Borchu: Ich glaube, diese roman­ti­sie­renden Filme sind Raster­filme. Da gibt es esote­ri­sche Frauen, die auf die Weite und die Nomaden stehen, auf den Scha­ma­nismus. Das ist auch eine Geschäfts­idee! Und verrät den Blick, der sich nicht weiter mit dem Land und den Menschen beschäf­tigt hat. Ich habe von Anfang an zu Sven Zellner, meinem Kame­ra­mann, gesagt: Wir werden auf keinen Fall Land­schafts­auf­nahmen machen! Die Mongolei wird für diese Roman­ti­sie­rung die ganze Zeit ausge­beutet. Ich aber bin eine junge Frau und will mich nicht mit so was verar­schen lassen. Mir geht es um etwas ganz anderes. Mein Blick ist ehrlich, auch wenn er natürlich subjektiv ist, auf das Land, aus dem ich komme. Harmonie kann ich überhaupt nicht finden, in keiner Welt, in der ich bisher gelebt habe. Es ist auch traurig, wenn die Schwes­tern da sitzen und in die weite Unbe­kannte blicken und nicht wissen, was auf sie zukommt.

artechock: Spannend ist, dass deine Figur versucht, das Vorge­fun­dene zu verändern. Wessi kriti­siert, provo­ziert, durch ihr Verhalten. Allein ihr Rauchen provo­ziert! Dann sagt sie ihrer Schwester: Bade doch in Stuten­milch! Was sie dann heimlich auspro­biert. Da gibt es starke Verän­de­rungen, zugleich macht auch Wessi große Verän­de­rungen durch. Wenn es Harmonie gibt, dann mit den Tieren. Das unauf­ge­regte Zusam­men­sein mit den Tieren, auch mit dem Tod.

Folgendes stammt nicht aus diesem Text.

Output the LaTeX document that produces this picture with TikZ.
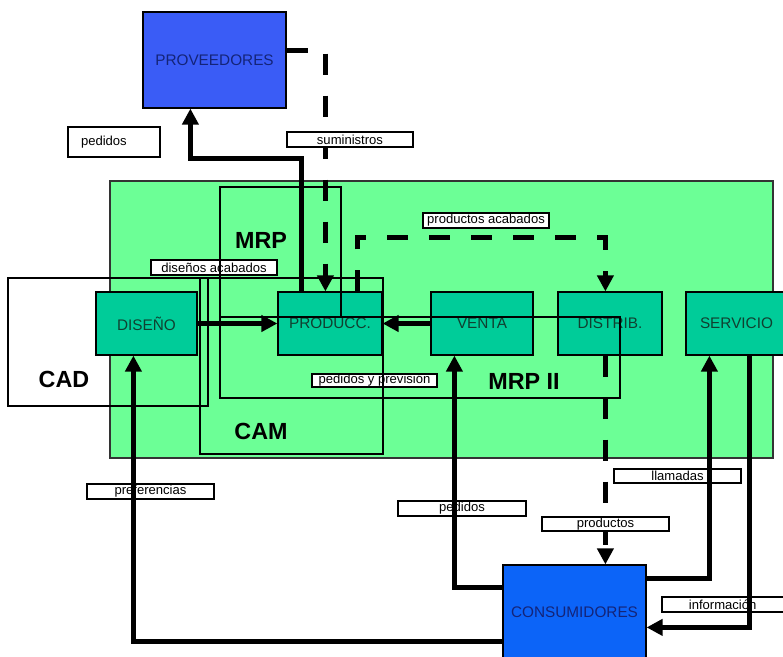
\documentclass[tikz,border=0pt]{standalone}
\usepackage{fontspec}
\setmainfont{Liberation Sans}
\usetikzlibrary{arrows.meta,calc}
\definecolor{cGreen}{RGB}{108,255,150}
\definecolor{cTeal}{RGB}{0,204,153}
\definecolor{cProv}{RGB}{58,92,246}
\definecolor{cCons}{RGB}{12,100,248}
\definecolor{cNavy}{RGB}{20,36,120}
\definecolor{cTealText}{RGB}{16,64,48}
\begin{document}
\begin{tikzpicture}[x=0.75pt,y=-0.75pt,
  bx/.style n args={4}{minimum width={(#3-#1)*0.75pt}, minimum height={(#4-#2)*0.75pt}, at={({(#1+#3)/2},{(#2+#4)/2})}, anchor=center},
  box/.style={draw=black, line width=0.9pt, inner sep=0pt, font=\fontsize{11.5}{13}\selectfont},
  bluebox/.style={box, text=cNavy},
  tbox/.style={box, fill=cTeal, text=cTealText},
  lab/.style={draw=black, fill=white, line width=0.8pt, inner sep=0pt, font=\fontsize{9.8}{11}\selectfont},
  region/.style={draw=black, line width=0.9pt},
  flow/.style={line width=3.75pt, -{Triangle[width=12pt,length=12pt]}},
  dflow/.style={flow, dash pattern=on 15.75pt off 15.75pt},
  big/.style={font=\fontsize{17.5}{20}\selectfont\bfseries, inner sep=0pt}
]
\clip (0,0) rectangle (783,657);
\fill[white] (0,0) rectangle (783,657);
% green system area
\draw[fill=cGreen, draw=black!80, line width=0.8pt] (110,181) rectangle (773,458);
% boxes
\node[bluebox, fill=cProv, bx={143}{12}{286}{108}] (prov) {PROVEEDORES};
\node[tbox, bx={96}{292}{197}{355}] (dis) {DISEÑO};
\node[tbox, bx={278}{292}{382}{355}] (prod) {PRODUCC.};
\node[tbox, bx={431}{292}{533}{355}] (venta) {VENTA};
\node[tbox, bx={558}{292}{662}{355}] (dist) {DISTRIB.};
\node[tbox, bx={686}{292}{787}{355}] (serv) {SERVICIO};
\node[bluebox, fill=cCons, bx={503}{565}{646}{659}] (cons) {CONSUMIDORES};
% labels under lines
\node[lab, bx={68}{127}{160}{157}, text width=49.5pt, align=left] (lpedsup) {pedidos};
\node[lab, bx={423}{213}{549}{228}] (lprodacab) {productos acabados};
\node[lab, bx={151}{260}{277}{275}] (ldisacab) {diseños acabados};
\node[lab, bx={312}{374}{437}{387}] (lpedprev) {pedidos y previsión};
\node[lab, bx={87}{484}{214}{499}] (lpref) {preferencias};
\node[lab, bx={398}{501}{526}{516}] (lpedcons) {pedidos};
\node[lab, bx={614}{469}{741}{483}] (lllam) {llamadas};
\node[lab, bx={662}{597}{790}{612}] (linfo) {\hspace*{-5pt}información};
% region outlines
\draw[region] (8,278) rectangle (208,406);
\draw[region] (200,278) rectangle (383,454);
\draw[region] (220,187) rectangle (341,317);
\draw[region] (220,317) rectangle (620,398);
% connectors
\draw[flow] ($(prod.north west)+(24,0)$) |- ($(prov.south west)+(48,50)$) -- ($(prov.south west)+(48,0)$);
\draw[dflow] ($(prov.north east)+(0,39)$) -| ($(prod.north west)+(48,0)$);
\draw[flow] (dis.east) -- (prod.west);
\draw[flow] (venta.west) -- (prod.east);
\draw[dflow] ($(prod.north west)+(80,0)$) |- ($(dist.north west)+(48,-54)$) -- ($(dist.north west)+(48,0)$);
\draw[flow] ($(cons.north west)+(0,77)$) -| ($(dis.south west)+(38,0)$);
\draw[flow] ($(cons.north west)+(0,23)$) -| ($(venta.south west)+(24,0)$);
\draw[dflow] ($(dist.south west)+(48,0)$) -- ($(cons.north west)+(103,0)$);
\draw[flow] ($(cons.north east)+(0,14)$) -| ($(serv.south west)+(24,0)$);
\draw[flow] ($(serv.south west)+(64,0)$) |- ($(cons.north east)+(0,63)$);
% labels over lines
\node[lab, bx={287}{132}{413}{147}] (lsum) {suministros};
\node[lab, bx={542}{517}{669}{531}] (lprods) {productos};
% region names
\node[big] (tmrp) at (261,240) {MRP};
\node[big] (tcad) at (64,379) {CAD};
\node[big] (tcam) at (261,431) {CAM};
\node[big] (tmrp2) at (524,381) {MRP II};
\end{tikzpicture}
\end{document}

Borchu: Das ist das einzige, was dir in dieser rauen Welt Ruhe gibt. Tiere sind univer­sell, die Tiere und die Natur bestimmen das Leben der Nomaden. Egal, wo du die Nomaden triffst, sie sind immer in sich ruhend und in sich gekehrt. Sie wissen immer, was wichtig ist: sich nach der Natur zu orien­tieren. Wenn sie das nicht mehr machen, bedeutet das den Tod, weil sie nichts mehr zu essen haben. In der indus­tri­ellen Welt beachtet man die Natur nicht mehr. Deshalb drehen wir alle irgend­wann am Rad. Ich bin auch total indus­tria­li­siert. Wenn ich dann in der Wüste bin und reflek­tiere, wie die Nomaden aufstehen, wie sie mit den Tieren und auch zuein­ander sind, dann fühle ich, dass ich eigent­lich überhaupt keine Bedeutung habe. Das ist schön, wenn man sich keine Bedeutung mehr geben muss. Das ist so erleich­ternd!

artechock: Du hast noch eine, wie ich finde, witzige Ebene eingebaut, durch die Namens­ge­bung der Schwes­tern, die einfach nur „Wessi“ und „Ossi“ heißen. Das kommt mir fast ironisch vor. Aus der DDR kommend bist du ja eigent­lich ein Ossi.

Borchu: Ja, ich fand das witzig, denn ich bin ja ostdeutsch geprägt. Wenn wir dann in die Mongolei gefahren sind, waren wir für die Verwandten immer die Wessis. Man hat sich immer mit Plati­tüden abgegeben und die Menschen schnell beurteilt. Ich wollte den Schwes­tern einfach diese banalen geopo­li­ti­schen Namen verpassen. Ich stehe nicht so darauf, auch noch passende mongo­li­sche Namen zu finden, ich wollte das einfach halten. Du wirst immer verein­facht. Ich war immer einfach nur „Schlitz­auge“ oder der Ausländer. Punkt, aus, fertig. Mehr bist du einfach nicht.

artechock: Welches Thema wirst du in Zukunft weiter­ver­folgen? Wirst du wieder in der Mongolei drehen?

Borchu: Mein nächster Film wird zumindest wieder in Europa spielen. Das Thema, das mich sehr inter­es­siert, hat sich vor wenigen Tagen bei der Berliner Premiere von Schwarze Milch wieder gezeigt. Eine Mongolin kam auf mich zu und meinte, dass es nicht stimmen würde, wie ich die Noma­dinnen darstelle, und auch Verge­wal­ti­gungen in der Wüste gäbe es nicht. Frauen versuchen auch heute, obwohl sie aufge­klärt sind, klein­zu­reden, was sie erleben. Alles wird verharm­lost und wegge­spült, weil immer das eigene Ich kriti­siert wird. Warum wird die sexuelle Gewalt gegen Frauen verharm­lost, auch von den Frauen? Wir verschließen die Augen. Das möchte ich weiter erfor­schen.